Brent for June settlement declined 22 cents to $102.38 a barrel on the London-based ICE Futures Europe exchange. The front-month European benchmark was at a premium of $8.61 to WTI, from $8.39 yesterday. It closed at $7.65 on May 13, the narrowest gap since January 2011.
Price Investigation
The European Commission has concerns that companies “may have colluded in reporting distorted prices to a price reporting agency to manipulate the published prices for a number of oil and biofuel products,” it said in a statement yesterday.
Shell is “fully cooperating” with the investigation into trading activities, the company said in a statement. The suspected violations relate to prices on Platts, Statoil said.

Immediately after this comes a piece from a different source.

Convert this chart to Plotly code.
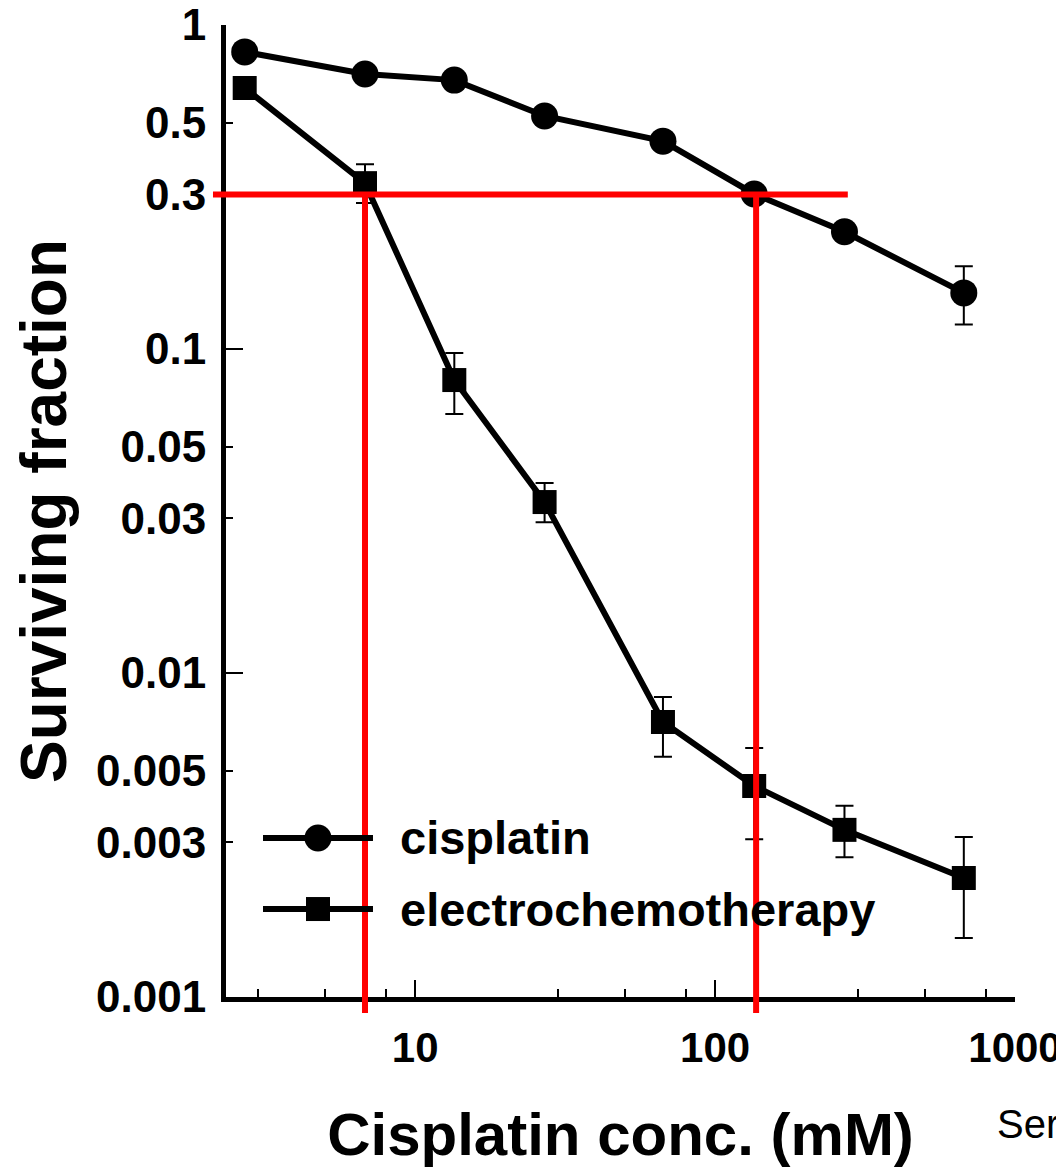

Platts, owned by McGraw Hill Financial Inc., publishes benchmarks used by the oil industry.
Price assessments could be vulnerable to manipulation because traders participate voluntarily, meaning they may selectively submit only trades that benefit their positions, the International Organization of Security Commissions said in an October report.
European Economy
German gross domestic product rose 0.1 percent from the fourth quarter, when it fell a downwardly revised 0.7 percent, the Federal Statistics Office in Wiesbaden said today. Economists forecast a 0.3 percent gain, according to the median of 41 estimates in a Bloomberg News survey. The French economy contracted 0.2 percent in the three months through March after shrinking the same amount in the final quarter of last year, the national statistics office said in Paris.
The European Union accounted for 16 percent of the world’s crude consumption in 2011, according to BP Plc’s Statistical Review of World Energy.
U.S. gasoline stockpiles fell 480,000 barrels last week, the industry-funded API said. An Energy Information Administration report today may show they declined 1.1 million barrels, according to the median estimate of 12 analysts in the Bloomberg survey. Distillate inventories, a category that includes heating oil and diesel, rose 1.9 million barrels, compared with a projected gain of 475,000 barrels in the survey.
Spare Capacity
The API collects stockpile information on a voluntary basis from operators of refineries, bulk terminals and pipelines. The government requires that reports be filed with the EIA, the Energy Department’s statistical arm, for its weekly survey.
The Organization of Petroleum Exporting Countries’ implied spare crude output capacity is projected to rise to a peak at 7.18 million barrels a day in 2015 versus 5.76 million this year as U.S. production increases, the International Energy Agency said in its medium-term oil market report yesterday. The figure is calculated by subtracting the anticipated demand for OPEC crude from the group’s total production capacity.
The U.S. pumped 7.37 million barrels a day in the week to May 3, the most in 21 years, EIA data show. The gains are driven by a boost in output from shale deposits, which may propel the U.S. to become the world’s top producer by 2020, displacing Saudi Arabia, according to the Paris-based IEA.
Oil in New York has technical support along its 100-day moving average, about $93.64 a barrel today, according to data compiled by Bloomberg. Futures halted intraday declines near this indicator in two of the past three days, signaling it is where buy orders may be clustered.